Phone conversations are interesting, especially when you hear only half the conversation:

“Yes, he’s here, but he is outside boiling a skull. Can I take a message?”

“He’s out helping a neighbor bury something they shot. Can I take a message?”

“He’s skinning a hog right now. Can I take a message?”

“If you do it the way I am telling you, the blood will drain faster.”

“I gave up trying to get blood stains out a long time ago.”

“Shoot it—but use a .22 so you don’t blow up your mailbox.”

“Sure I know how to do a full-auto conversion. Why?”

“Hey, Wayne, do you know where I can find a roadkill armadillo? Can’t be too messed up—all flattened or splattered or anything—just a nice clean kill, or maybe just messed up on one side, and it’s okay if its stiff or a little bloated. No, I am not drunk, I just need an armadillo. Can you help me or not?” (I needed it for a photo prop.)

Of course, some things are visual rather than audible—like the time we rigged up a 30-foot derrick out of old oilfield pipe mounted with chains and boomers to the loader bucket of the tractor, and jury-rigged a cathead winch with a bare rim mounted to one jacked-up wheel of a pickup, whereby to pull the submersible well pump and pipe for replacement. The wellhouse is near the roadway, and rubber-neckers nearly caused three accidents. One guy stopped and asked if we would do his next.

I once secured a toilet—and actual white porcelain toilet— about 10 feet up in a tree in my front yard and had a friend “sit on it” while wearing camo and wielding a bow. (It was for photos to illustrate an article about homemade tree stands.)

Then there was the time (pre-911) a gun trader friend spilled an entire bottle of Hoppe’s No. 9 all over his display table at a busy flea market, whereupon I donned a gas mask another friend was hawking and answered curious queries with, “Haven’t you heard about the chemical spill?

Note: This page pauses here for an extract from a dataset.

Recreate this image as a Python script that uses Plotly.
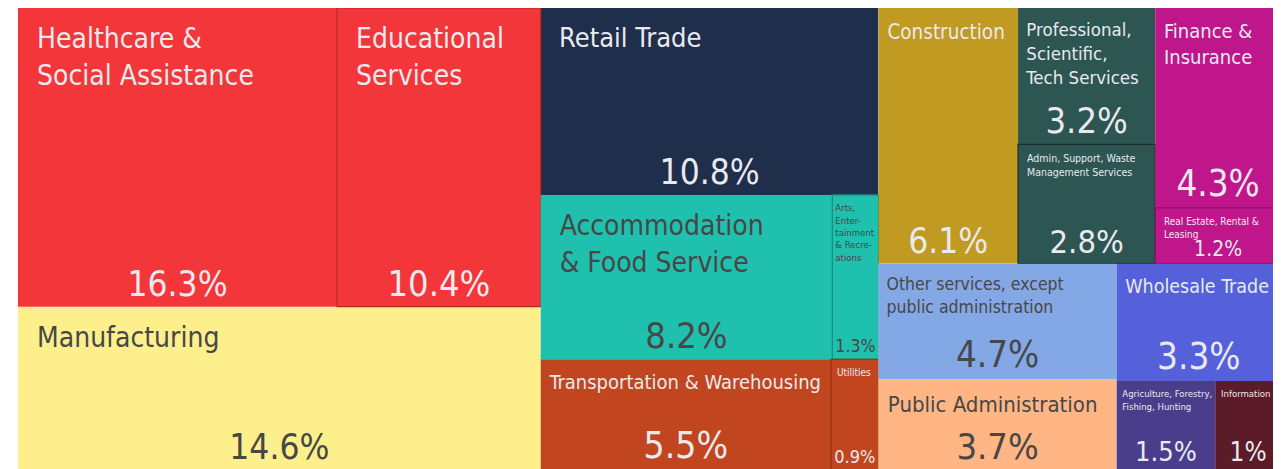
import plotly.graph_objects as go

# ---------------- data ----------------
sectors = [
    "Healthcare & Social Assistance", "Educational Services", "Manufacturing",
    "Retail Trade", "Accommodation & Food Service", "Arts, Entertainment & Recreations",
    "Transportation & Warehousing", "Utilities", "Construction",
    "Professional, Scientific, Tech Services", "Admin, Support, Waste Management Services",
    "Finance & Insurance", "Real Estate, Rental & Leasing",
    "Other services, except public administration", "Public Administration",
    "Wholesale Trade", "Agriculture, Forestry, Fishing, Hunting", "Information",
]
shares = [16.3, 10.4, 14.6, 10.8, 8.2, 1.3, 5.5, 0.9, 6.1,
          3.2, 2.8, 4.3, 1.2, 4.7, 3.7, 3.3, 1.5, 1.0]
tile_labels = [
    "Healthcare &<br>Social Assistance", "Educational<br>Services", "Manufacturing",
    "Retail Trade", "Accommodation<br>& Food Service", "Arts,<br>Enter-<br>tainment<br>& Recre-<br>ations",
    "Transportation & Warehousing", "Utilities", "Construction",
    "Professional,<br>Scientific,<br>Tech Services", "Admin, Support, Waste<br>Management Services",
    "Finance &<br>Insurance", "Real Estate, Rental &<br>Leasing",
    "Other services, except<br>public administration", "Public Administration",
    "Wholesale Trade", "Agriculture, Forestry,<br>Fishing, Hunting", "Information",
]

# grouping used to arrange the tiles (indices into sectors)
tree = ("all", [
    ("L", [("LT", [0, 1]), 2]),
    ("M", [3, ("MM", [4, 5]), ("MB", [6, 7])]),
    ("R", [("RT", [8, ("RTP", [9, 10]), ("RTF", [11, 12])]),
           ("RB", [("RBO", [13, 14]), ("RBW", [15, ("RBWA", [16, 17])])])]),
])

# ---------------- styles ----------------
tile_colors = ["#F3363A", "#F3363A", "#FCEF8C", "#1F2E4B", "#20C0AE", "#20C0AE",
               "#C1461F", "#C1461F", "#C19A21", "#2D5653", "#2D5653", "#C0168C",
               "#C0168C", "#84A8E6", "#FFB584", "#5461DB", "#4A3E8C", "#5B1B28"]
# thin darker divider drawn on the second tile of same-coloured pairs
divider = {1: "#B8262B", 5: "#138A7D", 7: "#93300F", 10: "#17302D", 12: "#8A0E66"}
LIGHT, DARK = "#E9E9EE", "#474747"
dark_text = {2, 4, 5, 13, 14}
label_sizes = [28, 28, 28, 27, 28, 9.5, 20, 10, 20.5, 18.5, 10.5, 20, 10, 17.5, 22, 19.5, 9.5, 9.5]
pct_sizes = [35, 36, 35, 35, 36, 18, 37, 18, 35, 36, 32.5, 36.5, 21, 36.5, 36, 36.5, 27, 26]
left_pad = [2, 2, 2, 2, 2, 0, 1, 1, 1, 1, 2, 1, 2, 1, 1, 1, 1, 1]

FONT = "DejaVu Sans Condensed, DejaVu Sans, sans-serif"

ids, parents, values, lab_txt, pct_txt = [], [], [], [], []
colors, tcolors, lsize, psize, lcol, lwid = [], [], [], [], [], []


def walk(node, parent):
    if isinstance(node, tuple):
        gid, kids = node
        ids.append(gid); parents.append(parent); values.append(0)
        lab_txt.append(""); pct_txt.append("")
        colors.append("#FFFFFF"); tcolors.append(LIGHT)
        lsize.append(10); psize.append(10)
        lcol.append("rgba(0,0,0,0)"); lwid.append(0)
        for k in kids:
            walk(k, gid)
    else:
        i = node
        ids.append(sectors[i]); parents.append(parent); values.append(shares[i])
        pad = "\u00a0" * left_pad[i]
        lines = tile_labels[i].split("<br>")
        lab_txt.append('<span style="font-size:1px">\u00a0</span><br>'
                       + "<br>".join(pad + ln for ln in lines))
        pct_txt.append(f"{shares[i]:g}%")
        colors.append(tile_colors[i])
        tcolors.append(DARK if i in dark_text else LIGHT)
        lsize.append(label_sizes[i]); psize.append(pct_sizes[i])
        lcol.append(divider.get(i, "rgba(0,0,0,0)"))
        lwid.append(1.2 if i in divider else 0)


walk(tree, "")

common = dict(
    ids=ids, parents=parents, values=values, branchvalues="remainder",
    sort=False, tiling=dict(packing="slice-dice", pad=0),
    pathbar=dict(visible=False), hoverinfo="none",
    texttemplate="%{text}",
)

fig = go.Figure()
fig.add_trace(go.Treemap(
    labels=ids, text=lab_txt, textposition="top left",
    marker=dict(colors=colors, line=dict(width=lwid, color=lcol),
                pad=dict(t=0, l=0, r=0, b=0), depthfade=False),
    textfont=dict(family=FONT, size=lsize, color=tcolors),
    **common,
))
fig.add_trace(go.Treemap(
    labels=ids, text=pct_txt, textposition="bottom center",
    marker=dict(colors=["rgba(0,0,0,0)"] * len(ids), line=dict(width=0),
                pad=dict(t=0, l=0, r=0, b=0), depthfade=False),
    textfont=dict(family=FONT, size=psize, color=tcolors),
    **common,
))

fig.update_layout(
    width=1273, height=462,
    margin=dict(l=10, r=0, t=0, b=0),
    paper_bgcolor="white", plot_bgcolor="white",
    showlegend=False,
)

fig.write_html("out.html")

There’s a guy on Row 3 selling masks. Better hurry.”

I once told several acquaintances that the circular “scope tattoo” wound above my eye was a chupacabra bite. What’s scary is that most of them believed it. I am still not sure if they believed in chupacabras or figured anything was plausible if I was involved.

While helping a neighbor unload 10,000 pounds of rancid corn dog batter mixed with wieners (feral hog bait), a spill covered me from head to toe in the stuff. I told my wife I had been to the Texas State Fair and Big Tex got drunk and barfed on me. When I took off my clothes (outside, of course) I discovered three wieners and a corn dog stick in places you’d rather not find them.

House decor includes duck decoys with shot holes; steel traps; animal skins; miscellaneous taxidermy; animal skulls, skeletons, and antlers; fishing lures; a human skull; shadow boxes containing old paper hull shotgun cartridges, worn-out pocket knives, mushroomed bullets recovered from game, et al; and, of course, an electronic Big Mouth Billy Bass.

I stand firm that these utterances and circumstances are not redneck, but simply the natural result of self-reliance and good country living. I further assert defense in that much conversation involves oscilloscopes, frequency counters, and signal generators; the difference between pneumothorax and hemothorax; the relative merits of PHP and ASP software applications; and how to download and install open source software and why it is not pirating.

On the other hand, I shall never live down running outside in my boxer shorts and boots late one night, gun in hand, to investigate a suspicious noise—and the unidentified motorist passing by who yelled, “Get you clothes on, pervert!”

It was only a raccoon getting into the dog food barrel, too.